Talvez não tenha existido na Tropicália de tantos talentos geniais poeta mais genial do que Torquato. Basta pensar em Gilberto Gil, Caetano Veloso, Tom Zé, Jorge Ben, Mutantes. Basta pensar em Marginália II, Louvação, Geleia Geral Mamãe Coragem, Cogito, Go back, Pra dizer adeus. Cito algumas canções primorosas, mas todas as letras do álbum Patrícia Ahmaral canta Torquato Neto são primorosas, verdadeiras pérolas a demonstrar que a melhor poesia brasileira está na MPB e atingiu o cume com o letrista piauiense. O piropo Zabelê é de dar inveja a Vinicius de Morais. Torquato, que suicidou em 1972, aos 28 anos, foi letrista, não foi músico, todas as canções do álbum são divididas com outros compositores.
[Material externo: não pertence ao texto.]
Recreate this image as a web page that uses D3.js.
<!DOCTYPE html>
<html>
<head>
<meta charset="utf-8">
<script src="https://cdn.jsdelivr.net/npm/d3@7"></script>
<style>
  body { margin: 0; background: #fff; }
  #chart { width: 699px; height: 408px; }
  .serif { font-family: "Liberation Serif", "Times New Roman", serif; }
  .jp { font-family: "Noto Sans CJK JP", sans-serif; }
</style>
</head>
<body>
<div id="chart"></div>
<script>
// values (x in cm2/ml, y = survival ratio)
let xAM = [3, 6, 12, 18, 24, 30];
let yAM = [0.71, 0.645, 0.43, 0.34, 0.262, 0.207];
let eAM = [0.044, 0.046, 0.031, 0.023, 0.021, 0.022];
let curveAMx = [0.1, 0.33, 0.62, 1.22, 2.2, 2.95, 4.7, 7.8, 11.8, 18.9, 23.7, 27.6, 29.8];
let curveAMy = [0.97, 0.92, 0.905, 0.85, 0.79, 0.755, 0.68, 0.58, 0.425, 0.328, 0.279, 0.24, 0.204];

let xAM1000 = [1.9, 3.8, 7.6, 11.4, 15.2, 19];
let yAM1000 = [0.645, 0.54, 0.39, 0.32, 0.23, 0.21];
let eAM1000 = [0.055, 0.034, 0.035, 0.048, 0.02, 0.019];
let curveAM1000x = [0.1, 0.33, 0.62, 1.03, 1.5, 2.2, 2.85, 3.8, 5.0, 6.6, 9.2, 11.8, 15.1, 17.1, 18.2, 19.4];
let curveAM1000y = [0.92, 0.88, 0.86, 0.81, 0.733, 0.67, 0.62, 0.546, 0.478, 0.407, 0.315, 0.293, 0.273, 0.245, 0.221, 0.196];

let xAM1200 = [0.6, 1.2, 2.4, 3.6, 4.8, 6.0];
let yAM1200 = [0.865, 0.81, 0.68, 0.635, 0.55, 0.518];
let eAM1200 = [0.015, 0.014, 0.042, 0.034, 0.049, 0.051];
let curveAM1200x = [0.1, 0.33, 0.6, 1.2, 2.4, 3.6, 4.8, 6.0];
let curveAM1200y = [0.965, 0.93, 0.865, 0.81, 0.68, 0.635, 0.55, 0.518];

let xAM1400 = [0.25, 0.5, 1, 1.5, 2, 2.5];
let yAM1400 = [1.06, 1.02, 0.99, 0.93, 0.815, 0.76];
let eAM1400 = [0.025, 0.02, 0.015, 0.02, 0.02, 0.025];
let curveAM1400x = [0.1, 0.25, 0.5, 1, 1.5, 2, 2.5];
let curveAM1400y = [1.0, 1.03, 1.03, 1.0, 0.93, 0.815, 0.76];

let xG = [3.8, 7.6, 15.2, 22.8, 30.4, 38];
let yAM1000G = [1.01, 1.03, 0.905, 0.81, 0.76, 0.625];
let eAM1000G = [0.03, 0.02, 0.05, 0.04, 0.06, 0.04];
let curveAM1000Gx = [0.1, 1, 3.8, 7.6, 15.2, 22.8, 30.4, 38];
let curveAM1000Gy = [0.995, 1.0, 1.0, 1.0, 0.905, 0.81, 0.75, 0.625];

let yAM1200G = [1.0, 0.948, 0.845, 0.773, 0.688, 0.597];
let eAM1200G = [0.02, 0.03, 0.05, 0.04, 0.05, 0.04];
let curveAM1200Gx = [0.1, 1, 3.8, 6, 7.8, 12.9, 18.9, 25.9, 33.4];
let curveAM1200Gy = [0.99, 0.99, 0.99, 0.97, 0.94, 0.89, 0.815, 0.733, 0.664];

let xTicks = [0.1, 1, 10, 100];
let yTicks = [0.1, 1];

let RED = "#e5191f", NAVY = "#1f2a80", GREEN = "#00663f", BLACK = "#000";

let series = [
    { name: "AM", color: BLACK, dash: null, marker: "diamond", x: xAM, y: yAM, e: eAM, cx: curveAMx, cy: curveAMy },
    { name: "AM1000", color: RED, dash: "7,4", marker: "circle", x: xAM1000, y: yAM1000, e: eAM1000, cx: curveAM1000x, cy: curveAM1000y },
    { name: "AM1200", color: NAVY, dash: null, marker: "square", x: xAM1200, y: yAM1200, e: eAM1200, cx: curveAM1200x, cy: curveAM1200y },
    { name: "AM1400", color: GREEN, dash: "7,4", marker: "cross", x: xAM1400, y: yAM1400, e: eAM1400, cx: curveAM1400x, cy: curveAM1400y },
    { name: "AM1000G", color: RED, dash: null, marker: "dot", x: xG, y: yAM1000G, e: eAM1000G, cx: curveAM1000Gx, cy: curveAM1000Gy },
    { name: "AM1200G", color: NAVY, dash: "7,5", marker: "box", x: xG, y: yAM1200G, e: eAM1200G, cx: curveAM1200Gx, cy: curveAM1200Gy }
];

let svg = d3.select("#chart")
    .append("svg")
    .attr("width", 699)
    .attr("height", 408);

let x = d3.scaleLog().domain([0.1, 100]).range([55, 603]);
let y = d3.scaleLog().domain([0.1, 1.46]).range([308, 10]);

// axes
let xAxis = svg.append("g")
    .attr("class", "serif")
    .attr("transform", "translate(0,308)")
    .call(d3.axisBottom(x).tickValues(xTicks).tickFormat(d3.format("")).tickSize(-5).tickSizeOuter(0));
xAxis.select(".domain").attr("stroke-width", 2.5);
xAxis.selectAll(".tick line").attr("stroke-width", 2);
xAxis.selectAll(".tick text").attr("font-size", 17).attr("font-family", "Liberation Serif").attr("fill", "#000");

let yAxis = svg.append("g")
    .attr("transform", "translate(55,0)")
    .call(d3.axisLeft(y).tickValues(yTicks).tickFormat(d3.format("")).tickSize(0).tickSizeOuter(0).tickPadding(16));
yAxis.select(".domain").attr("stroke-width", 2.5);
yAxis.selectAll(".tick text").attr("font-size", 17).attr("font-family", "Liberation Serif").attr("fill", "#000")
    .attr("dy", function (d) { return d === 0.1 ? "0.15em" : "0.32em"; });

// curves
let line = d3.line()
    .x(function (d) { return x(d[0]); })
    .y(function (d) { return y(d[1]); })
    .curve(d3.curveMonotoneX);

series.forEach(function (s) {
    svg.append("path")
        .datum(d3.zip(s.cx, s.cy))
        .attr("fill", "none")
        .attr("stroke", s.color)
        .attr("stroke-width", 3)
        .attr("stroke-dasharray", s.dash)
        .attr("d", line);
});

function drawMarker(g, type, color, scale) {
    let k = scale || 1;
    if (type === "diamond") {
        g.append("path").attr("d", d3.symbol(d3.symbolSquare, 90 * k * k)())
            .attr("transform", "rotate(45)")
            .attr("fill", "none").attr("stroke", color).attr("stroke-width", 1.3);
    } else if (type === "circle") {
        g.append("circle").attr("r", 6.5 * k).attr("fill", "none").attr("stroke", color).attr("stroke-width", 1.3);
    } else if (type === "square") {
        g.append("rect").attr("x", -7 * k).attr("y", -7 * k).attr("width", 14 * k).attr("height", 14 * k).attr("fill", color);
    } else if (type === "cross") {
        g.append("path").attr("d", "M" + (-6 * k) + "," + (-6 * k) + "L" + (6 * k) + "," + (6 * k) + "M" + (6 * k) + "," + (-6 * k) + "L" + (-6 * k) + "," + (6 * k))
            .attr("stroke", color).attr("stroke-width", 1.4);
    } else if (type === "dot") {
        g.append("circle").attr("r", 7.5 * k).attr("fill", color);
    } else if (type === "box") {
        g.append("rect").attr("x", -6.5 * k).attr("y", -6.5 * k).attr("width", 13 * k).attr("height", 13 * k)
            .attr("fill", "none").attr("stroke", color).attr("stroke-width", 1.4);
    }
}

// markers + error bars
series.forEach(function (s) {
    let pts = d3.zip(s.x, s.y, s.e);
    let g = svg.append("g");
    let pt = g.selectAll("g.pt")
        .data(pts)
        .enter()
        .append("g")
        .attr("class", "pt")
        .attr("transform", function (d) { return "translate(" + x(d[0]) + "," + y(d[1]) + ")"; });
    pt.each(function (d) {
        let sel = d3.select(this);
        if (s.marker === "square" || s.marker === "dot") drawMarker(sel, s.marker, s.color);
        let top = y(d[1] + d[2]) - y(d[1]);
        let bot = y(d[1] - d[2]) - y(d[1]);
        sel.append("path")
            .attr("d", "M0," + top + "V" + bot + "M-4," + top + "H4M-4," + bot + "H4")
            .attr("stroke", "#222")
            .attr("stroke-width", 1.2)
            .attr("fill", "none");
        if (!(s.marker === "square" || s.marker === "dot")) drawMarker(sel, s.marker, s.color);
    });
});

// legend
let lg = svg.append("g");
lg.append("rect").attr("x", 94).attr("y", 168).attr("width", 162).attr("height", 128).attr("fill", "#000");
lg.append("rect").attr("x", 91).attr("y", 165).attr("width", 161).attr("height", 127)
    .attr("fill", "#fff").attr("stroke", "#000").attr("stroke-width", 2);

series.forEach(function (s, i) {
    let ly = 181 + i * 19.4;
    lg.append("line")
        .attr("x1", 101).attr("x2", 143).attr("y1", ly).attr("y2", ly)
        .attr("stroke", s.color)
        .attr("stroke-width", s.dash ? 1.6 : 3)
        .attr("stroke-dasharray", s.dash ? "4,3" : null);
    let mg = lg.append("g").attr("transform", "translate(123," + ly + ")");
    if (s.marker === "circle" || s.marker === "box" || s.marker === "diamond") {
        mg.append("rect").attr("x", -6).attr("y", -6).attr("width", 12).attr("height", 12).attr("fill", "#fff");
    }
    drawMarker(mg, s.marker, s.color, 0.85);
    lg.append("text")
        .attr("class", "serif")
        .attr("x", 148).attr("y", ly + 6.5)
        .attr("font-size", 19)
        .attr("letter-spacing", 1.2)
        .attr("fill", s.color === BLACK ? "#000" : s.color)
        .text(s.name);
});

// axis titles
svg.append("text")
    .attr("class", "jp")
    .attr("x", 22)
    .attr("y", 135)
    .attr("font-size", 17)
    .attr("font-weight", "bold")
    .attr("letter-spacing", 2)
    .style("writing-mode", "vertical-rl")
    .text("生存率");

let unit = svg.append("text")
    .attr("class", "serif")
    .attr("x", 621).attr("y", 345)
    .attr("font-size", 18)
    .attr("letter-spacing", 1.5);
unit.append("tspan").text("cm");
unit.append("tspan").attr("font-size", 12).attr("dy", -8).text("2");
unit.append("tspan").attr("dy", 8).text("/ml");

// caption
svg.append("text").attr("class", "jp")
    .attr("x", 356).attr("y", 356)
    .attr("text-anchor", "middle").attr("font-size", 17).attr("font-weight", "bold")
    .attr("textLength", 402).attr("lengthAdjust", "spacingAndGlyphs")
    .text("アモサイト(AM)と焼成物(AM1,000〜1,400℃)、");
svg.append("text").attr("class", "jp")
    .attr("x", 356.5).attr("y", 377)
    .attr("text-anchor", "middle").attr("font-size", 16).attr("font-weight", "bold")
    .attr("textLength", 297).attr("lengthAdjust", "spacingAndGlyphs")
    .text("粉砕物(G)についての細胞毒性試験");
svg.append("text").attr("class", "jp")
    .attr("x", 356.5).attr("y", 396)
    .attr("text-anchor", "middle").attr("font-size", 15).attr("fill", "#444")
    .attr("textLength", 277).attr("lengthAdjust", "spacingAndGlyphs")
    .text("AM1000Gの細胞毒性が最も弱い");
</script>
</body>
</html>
Primoroso também é o álbum: arranjos, instrumentos, vozes. Um presente para ouvidos cansados de tanta mediocridade. Tem importância equivalente ao song book Balaio do Sampaio, de 1998, talvez maior. Diferentemente deste (iniciativa do músico Renato Piau, que contou com interpretações de cantores do primeiro time), o álbum da Patrícia é a concretização de um projeto pessoal e antigo da cantora belo-horizontina, intérprete das 19 canções. O álbum duplo é composto dos discos Um poeta desfolha a bandeira e A coisa mais linda que existe.
Ela não está sozinha, porém. Em torno do projeto, viabilizado com recursos de incentivo cultural e financiamento coletivo, reuniu um time igualmente de primeira, a começar por Zeca Baleiro. O compositor e cantor maranhense com estreitas relações com Minas Gerais e que tem se dedicado, paralelamente ou como parte da sua carreira, a apoiar trabalhos que lançam luzes sobre grandes músicos brasileiros e cantores menos famosos, é o diretor artístico do álbum. Para acompanhá-la nas gravações, Patrícia contou com Jards Macalé, Banda de Pau e Corda, Chico César, Ná Ozzetti, Paulinho Moska, Moda de Rock, Maurício Pereira e Tonho Penhasco, além do próprio Zeca Baleiro. Na produção estão Rogério Dalayon, Marion Lemmonier e Walter Costa.
Patrícia Ahmaral foi jornalista na juventude; felizmente para a música, encaminhou-se para o canto. Começou sua carreira no ambiente do criativo e tropicalista rock belo-horizontino dos anos 80 animado pelo falecido poeta Marcelo Dolabela, cujas influências a acompanham. É irmã do Ricardo Amaral, este sim um bem-sucedido repórter político que há alguns anos ligou sua trajetória profissional à do presidente Lula, de cujo instituto é assessor.